La desautorización del acuerdo negociado por May no recae sobre una cuestión menor. Bien al contrario, el Parlamento británico ha tumbado el compromiso políticamente más sensible del 'Brexit', que es el futuro de la frontera norirlandesa. Este compromiso se tejió en torno al denominado 'backstop', una cláusula que garantizaba que no habría 'frontera dura' entre las dos Irlandas aun en el caso de que no se consiguiera un acuerdo sobre la relación definitiva entre Reino Unido y la Unión antes de la fecha límite, fijada para el 31 de diciembre de 2020. La mayoría parlamentaria que tumbó el acuerdo veía en esta garantía el peligro de quedar enganchados a la Unión indefinidamente y que se consolidara en Irlanda del Norte un enclave bruselense que rompería la unidad económica y dañaría la unidad política británica.
Las cosas no son tan sencillas porque el 'backstop' garantizaba el mantenimiento de la contigüidad territorial entre las dos Irlandas sin fronteras físicas, que es una de las bases de los acuerdos de Viernes Santo que sellaron el final del conflicto terrorista en 1998. Pero si Reino Unido se va de la UE y de su unión aduanera, la frontera se volverá a levantar. May ha hablado de una «frontera digital» en la que la tecnología hiciera invisible el control de los flujos humanos y comerciales, pero lo cierto es que ni el Parlamento británico ni el Gobierno han concretado en una mínima medida ninguna de las supuestas fórmulas alternativas.
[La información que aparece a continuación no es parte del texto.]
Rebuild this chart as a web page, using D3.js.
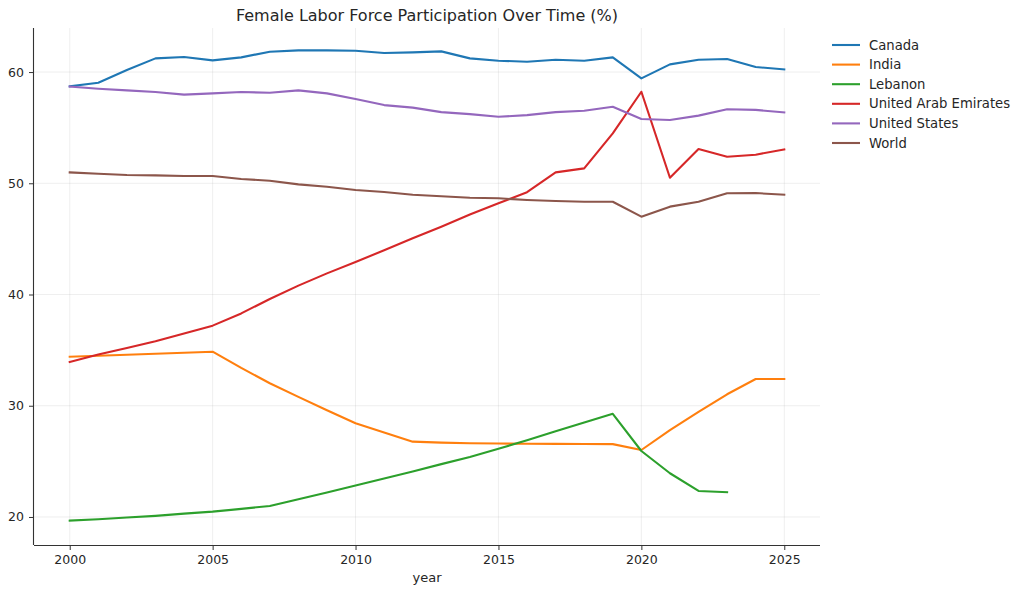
<!DOCTYPE html>
<html><head><meta charset="utf-8">
<script src="https://cdn.jsdelivr.net/npm/d3@7"></script>
<style>body{margin:0;background:#fff;} svg{display:block;font-family:"DejaVu Sans",sans-serif;}</style>
</head><body>
<svg id="c" width="1024" height="592"></svg>
<script>
const years = d3.range(2000, 2026);
const seriesNames = ["Canada","India","Lebanon","United Arab Emirates","United States","World"];
const colors = ["#1f77b4","#ff7f0e","#2ca02c","#d62728","#9467bd","#8c564b"];
const canada = [58.71,59.04,60.18,61.23,61.35,61.05,61.32,61.83,61.95,61.95,61.92,61.71,61.77,61.86,61.23,61.02,60.93,61.11,61.02,61.32,59.43,60.69,61.11,61.17,60.45,60.24];
const india = [34.41,34.5,34.58,34.67,34.76,34.86,33.4,32.02,30.8,29.6,28.42,27.6,26.77,26.68,26.63,26.6,26.58,26.57,26.56,26.55,26.02,27.8,29.44,31.03,32.4,32.4];
const lebanon = [19.67,19.8,19.95,20.1,20.3,20.48,20.73,20.99,21.6,22.2,22.82,23.45,24.09,24.75,25.4,26.13,26.9,27.7,28.5,29.27,25.93,23.93,22.34,22.22,null,null];
const uae = [33.93,34.6,35.2,35.8,36.5,37.2,38.3,39.6,40.8,41.9,42.92,43.98,45.05,46.1,47.2,48.2,49.2,50.98,51.34,54.49,58.23,50.5,53.08,52.39,52.57,53.05];
const us = [58.7,58.5,58.35,58.2,57.97,58.08,58.2,58.14,58.35,58.08,57.57,57.03,56.8,56.4,56.22,55.98,56.13,56.4,56.52,56.88,55.78,55.69,56.08,56.65,56.6,56.37];
const world = [50.98,50.86,50.74,50.71,50.65,50.65,50.38,50.23,49.9,49.69,49.39,49.21,48.97,48.83,48.7,48.65,48.5,48.4,48.34,48.34,47.0,47.9,48.34,49.1,49.12,48.97];
const xTicks = [2000,2005,2010,2015,2020,2025];
const yTicks = [20,30,40,50,60];
const allSeries = [canada, india, lebanon, uae, us, world];

const svg = d3.select("#c");
const L = 34, R = 820, T = 28, B = 545;
const x = d3.scaleLinear().domain([1998.75, 2026.25]).range([L, R]);
const y = d3.scaleLinear().domain([17.48, 63.96]).range([B, T]);

// grid
const g = svg.append("g");
g.selectAll(".gx").data(xTicks).enter().append("line")
  .attr("x1", d=>x(d)).attr("x2", d=>x(d)).attr("y1", T).attr("y2", B)
  .attr("stroke", "#b0b0b0").attr("stroke-opacity", 0.25).attr("stroke-width", 0.8);
g.selectAll(".gy").data(yTicks).enter().append("line")
  .attr("y1", d=>y(d)).attr("y2", d=>y(d)).attr("x1", L).attr("x2", R)
  .attr("stroke", "#b0b0b0").attr("stroke-opacity", 0.25).attr("stroke-width", 0.8);

// axes
const xAxis = d3.axisBottom(x).tickValues(xTicks).tickFormat(d3.format("d")).tickSize(5).tickPadding(5);
const yAxis = d3.axisLeft(y).tickValues(yTicks).tickSize(5).tickPadding(5);
const ax = svg.append("g").attr("transform", `translate(0,${B})`).call(xAxis);
const ay = svg.append("g").attr("transform", `translate(${L},0)`).call(yAxis);
[ax, ay].forEach(a => {
  a.selectAll("path").attr("stroke", "#333").attr("stroke-width", 1.1);
  a.selectAll("line").attr("stroke", "#333").attr("stroke-width", 1);
  a.selectAll("text").attr("fill", "#262626").style("font-size", "12.5px").style("font-family", "DejaVu Sans");
});
ax.select(".domain").attr("d", `M${L},0.5H${R}`);
ay.select(".domain").attr("d", `M-0.5,${B}V${T}`);

// lines
const line = d3.line().defined(d => d.v != null).x(d => x(d.yr)).y(d => y(d.v));
allSeries.forEach((s, i) => {
  svg.append("path")
    .datum(years.map((yr, j) => ({yr, v: s[j]})))
    .attr("d", line).attr("fill", "none")
    .attr("stroke", colors[i]).attr("stroke-width", 2.1)
    .attr("stroke-linejoin", "round").attr("stroke-linecap", "square");
});

// title & label
svg.append("text").attr("x", (L+R)/2).attr("y", 21).attr("text-anchor", "middle")
  .style("font-size", "16px").attr("fill", "#262626").text("Female Labor Force Participation Over Time (%)");
svg.append("text").attr("x", (L+R)/2).attr("y", 582).attr("text-anchor", "middle")
  .style("font-size", "13px").attr("fill", "#262626").text("year");

// legend
const lg = svg.append("g");
seriesNames.forEach((n, i) => {
  const yy = 45 + i * 19.6;
  lg.append("line").attr("x1", 832).attr("x2", 860).attr("y1", yy).attr("y2", yy)
    .attr("stroke", colors[i]).attr("stroke-width", 2.1);
  lg.append("text").attr("x", 869).attr("y", yy + 4.6).style("font-size", "13.2px")
    .attr("fill", "#262626").text(n);
});
</script>
</body></html>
Es paradójico –pero muy ilustrativo– que un país como Reino Unido que ha cultivado su singularidad dentro de la Unión, resulte ser uno de los más dependientes de la UE para su propia cohesión. El secesionismo escocés se alimenta en buena medida del euroescepticismo inglés y hace de la permanencia de Escocia en la Unión Europea una bandera hasta ahora eficaz para extender un soberanismo que no apareciera lastrado por discursos identitarios y excluyentes. Sea cual sea el futuro de los nacionalistas escoceses, lo cierto es que un Reino Unido fuera de la UE no ayudará a la causa del «better together», del «juntos mejor», que tan eficazmente se esgrimió frente al independentismo de Edimburgo.
Ahora no es Escocia, sino Irlanda del Norte la que muestra la importante implicación europea en la solución y la consolidación de los acuerdos que permitieron el final de la violencia terrorista y la sangrienta confrontación civil entre las dos comunidades norirlandesas. Sin la Unión Europea y el marco de la cooperación transfronteriza que esta ha creado, la paz no habría sido posible en Irlanda del Norte. Y ahora produce asombro cómo el dogmatismo euroescéptico pone en riesgo un marco de relación entre la República de Irlanda e Irlanda del Norte que, en definitiva, equivale a resquebrajar las nuevas bases de convivencia pacífica entre las comunidades enfrentadas.
Descartado un más que improbable segundo referéndum, hay que aceptar la decisión de los británicos, pero lo están poniendo muy difícil. Un 'Brexit' sin acuerdo sería un desenlace pésimo para Londres y Bruselas. Pero aceptar sin más que el acuerdo de retirada sea renegociado en un aspecto fundamental es un paso que la Unión tiene que considerar con extremada prudencia. Estamos a tres meses de las elecciones al Parlamento Europeo y las expectativas de progresión electoral de nacionalistas, populistas y euroescépticos de todo origen son preocupantes. Si la Unión manda un mensaje de debilidad o de pérdida de convicción en su propio proyecto, estimulará las pretensiones euroescépticas que atraviesan el Continente. Se trata de que el 'Brexit' quede encapsulado en la historia de la atormentada relación que los británicos han mantenido con el proyecto europeo, no de que la salida británica señale el camino para deshacer la Unión a la medida de los eurófobos y sin coste para ellos.